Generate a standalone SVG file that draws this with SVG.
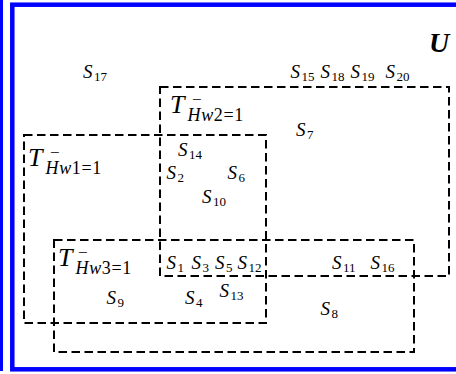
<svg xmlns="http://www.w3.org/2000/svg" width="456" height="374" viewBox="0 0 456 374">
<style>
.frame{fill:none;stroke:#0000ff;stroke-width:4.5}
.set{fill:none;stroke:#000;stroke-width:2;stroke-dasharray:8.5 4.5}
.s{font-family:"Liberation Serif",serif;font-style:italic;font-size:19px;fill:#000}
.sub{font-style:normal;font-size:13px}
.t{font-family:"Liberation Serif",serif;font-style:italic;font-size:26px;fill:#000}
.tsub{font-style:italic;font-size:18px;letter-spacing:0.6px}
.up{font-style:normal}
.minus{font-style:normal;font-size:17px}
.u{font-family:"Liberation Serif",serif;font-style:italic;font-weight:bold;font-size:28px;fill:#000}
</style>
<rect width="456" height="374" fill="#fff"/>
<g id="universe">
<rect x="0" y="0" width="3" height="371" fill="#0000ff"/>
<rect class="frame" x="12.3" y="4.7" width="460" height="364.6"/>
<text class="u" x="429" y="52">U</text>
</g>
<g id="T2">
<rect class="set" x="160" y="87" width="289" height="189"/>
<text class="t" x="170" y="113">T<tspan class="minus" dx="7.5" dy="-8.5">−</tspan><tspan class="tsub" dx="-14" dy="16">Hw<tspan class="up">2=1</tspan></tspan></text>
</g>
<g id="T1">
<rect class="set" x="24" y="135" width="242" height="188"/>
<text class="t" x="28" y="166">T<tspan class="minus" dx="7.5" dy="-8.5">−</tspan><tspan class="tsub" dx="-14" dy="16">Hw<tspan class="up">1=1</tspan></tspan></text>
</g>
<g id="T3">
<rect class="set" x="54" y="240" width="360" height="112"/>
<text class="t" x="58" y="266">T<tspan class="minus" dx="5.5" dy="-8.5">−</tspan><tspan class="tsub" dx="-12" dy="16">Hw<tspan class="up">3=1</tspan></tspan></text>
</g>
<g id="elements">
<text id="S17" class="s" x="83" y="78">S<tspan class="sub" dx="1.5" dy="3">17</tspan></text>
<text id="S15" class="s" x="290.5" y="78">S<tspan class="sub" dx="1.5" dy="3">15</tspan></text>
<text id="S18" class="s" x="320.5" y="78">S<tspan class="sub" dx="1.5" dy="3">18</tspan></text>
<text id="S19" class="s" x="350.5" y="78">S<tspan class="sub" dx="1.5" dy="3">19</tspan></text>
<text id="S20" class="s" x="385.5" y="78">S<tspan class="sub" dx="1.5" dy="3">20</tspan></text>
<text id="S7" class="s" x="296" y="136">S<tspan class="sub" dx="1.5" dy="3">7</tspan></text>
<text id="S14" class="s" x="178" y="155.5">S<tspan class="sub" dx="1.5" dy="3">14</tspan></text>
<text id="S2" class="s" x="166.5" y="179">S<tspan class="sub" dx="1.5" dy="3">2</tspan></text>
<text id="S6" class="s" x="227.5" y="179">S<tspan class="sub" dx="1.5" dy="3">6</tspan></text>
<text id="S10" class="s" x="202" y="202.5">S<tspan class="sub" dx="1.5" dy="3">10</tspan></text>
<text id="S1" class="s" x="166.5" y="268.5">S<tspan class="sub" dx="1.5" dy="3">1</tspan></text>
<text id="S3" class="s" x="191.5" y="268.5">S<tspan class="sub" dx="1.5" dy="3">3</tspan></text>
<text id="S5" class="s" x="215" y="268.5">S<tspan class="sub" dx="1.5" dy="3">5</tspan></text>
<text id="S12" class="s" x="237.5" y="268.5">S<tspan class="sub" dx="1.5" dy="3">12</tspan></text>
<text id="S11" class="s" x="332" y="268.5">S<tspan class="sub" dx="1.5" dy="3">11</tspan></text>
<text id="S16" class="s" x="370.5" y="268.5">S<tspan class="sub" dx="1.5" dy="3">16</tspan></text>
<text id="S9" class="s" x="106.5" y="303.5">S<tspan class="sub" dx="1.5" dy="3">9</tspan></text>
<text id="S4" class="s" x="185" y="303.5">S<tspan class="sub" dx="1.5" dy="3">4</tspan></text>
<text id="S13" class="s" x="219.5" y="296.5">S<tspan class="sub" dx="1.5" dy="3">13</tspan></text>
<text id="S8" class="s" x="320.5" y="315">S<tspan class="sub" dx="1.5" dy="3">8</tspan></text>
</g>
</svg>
......
* SET PROBLEM: Make an exact copy of the whole listing, but don't bring over any pictures.

* EXERCISE ANSWER:
Generate a standalone SVG file that draws this with SVG.
<svg xmlns="http://www.w3.org/2000/svg" width="456" height="374" viewBox="0 0 456 374">
<style>
.frame{fill:none;stroke:#0000ff;stroke-width:4.5}
.set{fill:none;stroke:#000;stroke-width:2;stroke-dasharray:8.5 4.5}
.s{font-family:"Liberation Serif",serif;font-style:italic;font-size:19px;fill:#000}
.sub{font-style:normal;font-size:13px}
.t{font-family:"Liberation Serif",serif;font-style:italic;font-size:26px;fill:#000}
.tsub{font-style:italic;font-size:18px;letter-spacing:0.6px}
.up{font-style:normal}
.minus{font-style:normal;font-size:17px}
.u{font-family:"Liberation Serif",serif;font-style:italic;font-weight:bold;font-size:28px;fill:#000}
</style>
<rect width="456" height="374" fill="#fff"/>
<g id="universe">
<rect x="0" y="0" width="3" height="371" fill="#0000ff"/>
<rect class="frame" x="12.3" y="4.7" width="460" height="364.6"/>
<text class="u" x="429" y="52">U</text>
</g>
<g id="T2">
<rect class="set" x="160" y="87" width="289" height="189"/>
<text class="t" x="170" y="113">T<tspan class="minus" dx="7.5" dy="-8.5">−</tspan><tspan class="tsub" dx="-14" dy="16">Hw<tspan class="up">2=1</tspan></tspan></text>
</g>
<g id="T1">
<rect class="set" x="24" y="135" width="242" height="188"/>
<text class="t" x="28" y="166">T<tspan class="minus" dx="7.5" dy="-8.5">−</tspan><tspan class="tsub" dx="-14" dy="16">Hw<tspan class="up">1=1</tspan></tspan></text>
</g>
<g id="T3">
<rect class="set" x="54" y="240" width="360" height="112"/>
<text class="t" x="58" y="266">T<tspan class="minus" dx="5.5" dy="-8.5">−</tspan><tspan class="tsub" dx="-12" dy="16">Hw<tspan class="up">3=1</tspan></tspan></text>
</g>
<g id="elements">
<text id="S17" class="s" x="83" y="78">S<tspan class="sub" dx="1.5" dy="3">17</tspan></text>
<text id="S15" class="s" x="290.5" y="78">S<tspan class="sub" dx="1.5" dy="3">15</tspan></text>
<text id="S18" class="s" x="320.5" y="78">S<tspan class="sub" dx="1.5" dy="3">18</tspan></text>
<text id="S19" class="s" x="350.5" y="78">S<tspan class="sub" dx="1.5" dy="3">19</tspan></text>
<text id="S20" class="s" x="385.5" y="78">S<tspan class="sub" dx="1.5" dy="3">20</tspan></text>
<text id="S7" class="s" x="296" y="136">S<tspan class="sub" dx="1.5" dy="3">7</tspan></text>
<text id="S14" class="s" x="178" y="155.5">S<tspan class="sub" dx="1.5" dy="3">14</tspan></text>
<text id="S2" class="s" x="166.5" y="179">S<tspan class="sub" dx="1.5" dy="3">2</tspan></text>
<text id="S6" class="s" x="227.5" y="179">S<tspan class="sub" dx="1.5" dy="3">6</tspan></text>
<text id="S10" class="s" x="202" y="202.5">S<tspan class="sub" dx="1.5" dy="3">10</tspan></text>
<text id="S1" class="s" x="166.5" y="268.5">S<tspan class="sub" dx="1.5" dy="3">1</tspan></text>
<text id="S3" class="s" x="191.5" y="268.5">S<tspan class="sub" dx="1.5" dy="3">3</tspan></text>
<text id="S5" class="s" x="215" y="268.5">S<tspan class="sub" dx="1.5" dy="3">5</tspan></text>
<text id="S12" class="s" x="237.5" y="268.5">S<tspan class="sub" dx="1.5" dy="3">12</tspan></text>
<text id="S11" class="s" x="332" y="268.5">S<tspan class="sub" dx="1.5" dy="3">11</tspan></text>
<text id="S16" class="s" x="370.5" y="268.5">S<tspan class="sub" dx="1.5" dy="3">16</tspan></text>
<text id="S9" class="s" x="106.5" y="303.5">S<tspan class="sub" dx="1.5" dy="3">9</tspan></text>
<text id="S4" class="s" x="185" y="303.5">S<tspan class="sub" dx="1.5" dy="3">4</tspan></text>
<text id="S13" class="s" x="219.5" y="296.5">S<tspan class="sub" dx="1.5" dy="3">13</tspan></text>
<text id="S8" class="s" x="320.5" y="315">S<tspan class="sub" dx="1.5" dy="3">8</tspan></text>
</g>
</svg>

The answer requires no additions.